Many Christians are familiar with the Advent wreath; a circle of evergreens with four candles usually purple, or blue and a larger white center candle. The four candles represent the four weeks of Advent and are lit one by one each week. On Christmas the center or Christ candle is lighted.

There is another tradition which is less well known and that is the Jesse Tree. It is described in “Celtic Daily Prayer.”

“In many homes and churches it has become an Advent custom to use a small tree branch as a Jesse Treehung with pictures and ornaments representing the people, prophecies and stories, which anticipated the coming of Christ.”

I use this book for my morning prayer and each day during Advent one such image is used.

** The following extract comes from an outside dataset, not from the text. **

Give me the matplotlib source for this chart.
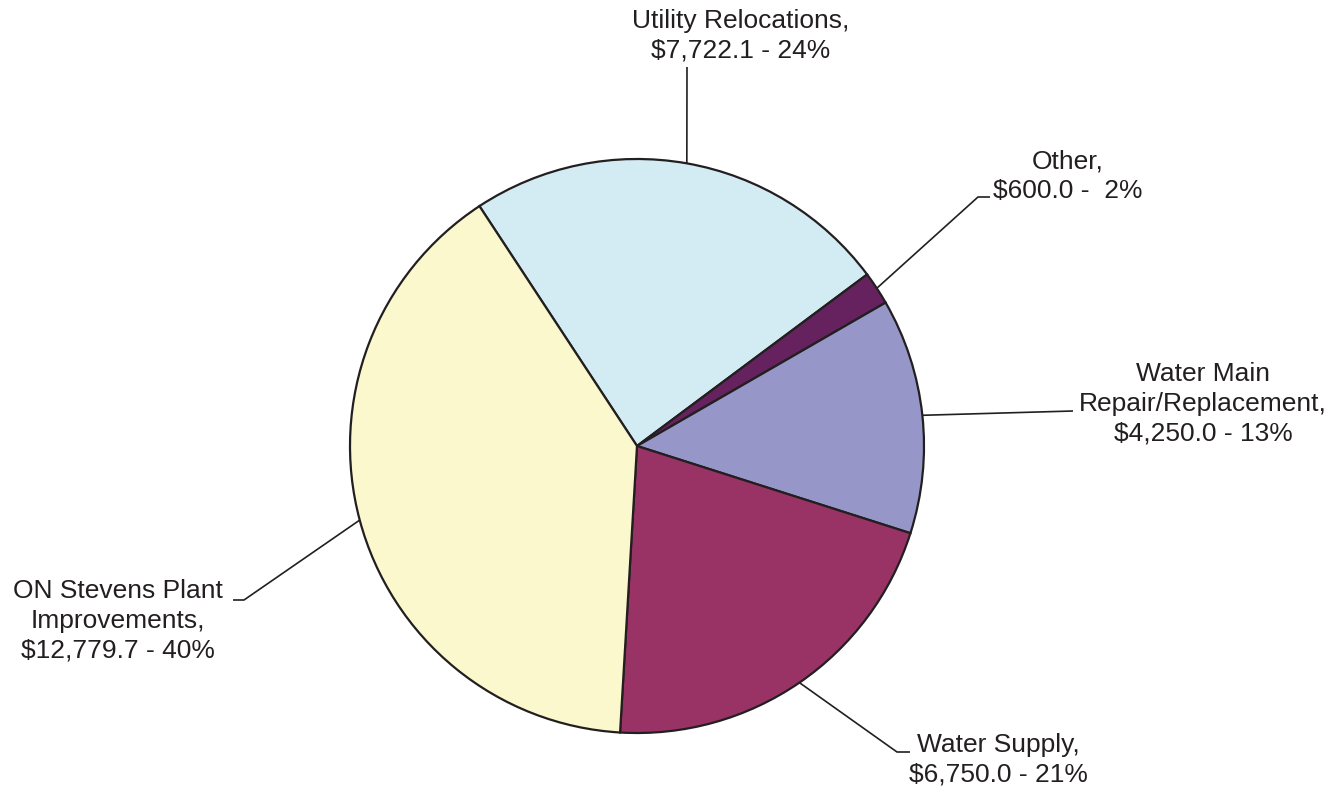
import numpy as np
import matplotlib
matplotlib.use('Agg')
import matplotlib.pyplot as plt

# data
names = ["Utility Relocations", "Other", "Water Main\nRepair/Replacement",
         "Water Supply", "ON Stevens Plant\nImprovements"]
values = [7722.1, 600.0, 4250.0, 6750.0, 12779.7]
colors = ["#D3ECF3", "#66215F", "#9696C8", "#993366", "#FBF8CD"]

W, H = 1332, 791
plt.rcParams['font.family'] = ['Liberation Sans', 'DejaVu Sans']

fig = plt.figure(figsize=(W / 100, H / 100), dpi=100)
ax = fig.add_axes([0, 0, 1, 1])

cx, cy, r = 637, H - 446, 287
wedges, _ = ax.pie(values, colors=colors, startangle=123.3, counterclock=False,
                   center=(cx, cy), radius=r, frame=True,
                   wedgeprops=dict(edgecolor='#231F20', linewidth=1.6))
ax.set_xlim(0, W)
ax.set_ylim(0, H)
ax.set_aspect('equal')
ax.axis('off')

total = sum(values)
labels = [f"{n},\n${v:,.1f} - {v / total * 100:2.0f}%" for n, v in zip(names, values)]

# leader line bends and label positions (pixel coords, y from top)
elbows = [[(687, 67)],
          [(978, 197), (990, 197)],
          [(1073, 411)],
          [(897, 752), (910, 752)],
          [(244, 600), (233, 600)]]
text_pos = [(741, 36), (1068, 176), (1203, 404), (998, 760), (118, 621)]

for w, lab, elb, tp in zip(wedges, labels, elbows, text_pos):
    mid = np.deg2rad((w.theta1 + w.theta2) / 2)
    xs = [cx + r * np.cos(mid)] + [p[0] for p in elb]
    ys = [cy + r * np.sin(mid)] + [H - p[1] for p in elb]
    ax.plot(xs, ys, color='#231F20', linewidth=1.2, solid_capstyle='butt')
    ax.text(tp[0], H - tp[1], lab, ha='center', va='center', fontsize=19,
            color='#231F20', linespacing=1.3)

fig.savefig('out.png', dpi=100, facecolor='white')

Today it was the Ark of the Covenant. You can read about it in Exodus 25:17-22; 35:30-35. The ancient Israelites saw the ark as the place where they met God and it was carried with them in their wilderness wanderings. Today’s meditation on the ark speaks to it’s purpose:

“God speaks to us in pictures

smoke and glory; angel’s wings;

light eternal; holy, radiant light

In the center of all things,

the hidden place behind the veil.

Can God be held, contained

in a box of gold and wood?

Look! God makes His home

here among the people:

the hidden focus of our life”

Christmas is celebrated by Christians and non-Christians alike. There is something about the story of the baby in the manger in the backwater town; something about shepherds and angels and strangers from afar that speaks to the human heart. I don’t have a problem with that at all. The story of Jesus crosses all kinds of lines.

What the Church calls the Incarnation, God taking on human flesh, stands at the heart of it’s faith. We don’t “go up” to meet God. God comes to us, becomes one of us. Anything that God touches, including humanity is holy, expressed so well in an invitation to Holy Communion: “Holy food for holy people.”

God is not contained in one or another boxes, nor penned in by walls and fences.

“Look! God makes His home here among the people.”

John N. Cedarleaf, Captiva Chapel by the Sea.